I don't think we are able to change the implementation to get the result above without breaking anything else.  The key problem is that there are different version schemes and either you choose, it will be a trade-off.

> If the '.1'  is omitted, result is correct.
> If just the '.' is omitted, result is correct.

same as 'dpkg --compare-versions'

> Behavior is the same if '-' is used instead of '.' .    

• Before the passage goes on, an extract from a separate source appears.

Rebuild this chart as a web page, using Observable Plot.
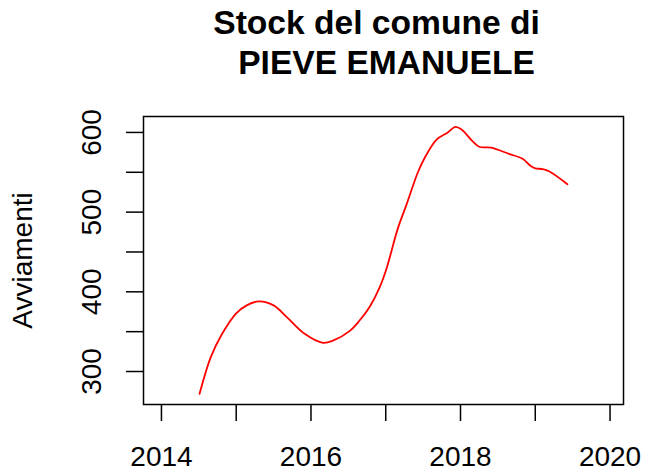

This seems to differ from 'dpkg --compare-versions', not yet investigated further.
Comment 2 Kamil Dudka 2010-03-03 05:43:14 EST
(In reply to comment #0)
> Actual results:
> aaaa.1
> aaa.1

It bails out here:

$ printf "aaa.1\naaaa.1\n" > in && gdb -q --args sort -V in
(gdb) b filevercmp
Breakpoint 1 at 0x409e52: file filevercmp.c, line 134.
(gdb) r
Breakpoint 1, filevercmp (s1=0x61b4d0 "aaa.1", s2=0x61b4d6 "aaaa.1") at filevercmp.c:134
134       int simple_cmp = strcmp (s1, s2);
(gdb) b 97
Breakpoint 2 at 0x409ca4: file filevercmp.c, line 97.
(gdb) c
Breakpoint 2, verrevcmp (s1=0x61b4d0 "aaa.1", s1_len=5, s2=0x61b4d6 "aaaa.1", s2_len=6) at filevercmp.c:97
97                  return s1_c - s2_c;
(gdb) print s1[s1_pos]
$1 = 46 '.'
(gdb) print s2[s2_pos]
$2 = 97 'a'
(gdb) print s1_c
$3 = 302
(gdb) print s2_c
$4 = 97
Comment 3 Kamil Dudka 2010-03-03 05:52:01 EST
(In reply to comment #1)
> > Behavior is the same if '-' is used instead of '.' .    
> 
> This seems to differ from 'dpkg --compare-versions', not yet investigated
> further.    

The difference is in the preprocessing in case of dpkg.  When '-' is used, the suffix is cut off before it gets into verrevcmp():

$ gdb -q --args src/dpkg --compare-versions aaa.1 \< aaaa.1
(gdb) b verrevcmp
Breakpoint 1 at 0x41e390: file vercmp.c, line 42.
(gdb) r
Breakpoint 1, verrevcmp (val=0x7466c0 "aaa.1", ref=0x7466d0 "aaaa.1") at vercmp.c:42

$ gdb -q --args src/dpkg --compare-versions aaa-1 \< aaaa-1
(gdb) b verrevcmp
Breakpoint 1 at 0x41e390: file vercmp.c, line 42.
(gdb) r
Breakpoint 1, verrevcmp (val=0x7466c0 "aaa", ref=0x7466d0 "aaaa") at vercmp.c:42
Comment 4 Kamil Dudka 2010-09-28 06:13:14 EDT
I have no idea how to fix it, without breaking anything else.  Thanks for understanding!  Feel free to reopen as soon as you have a solution.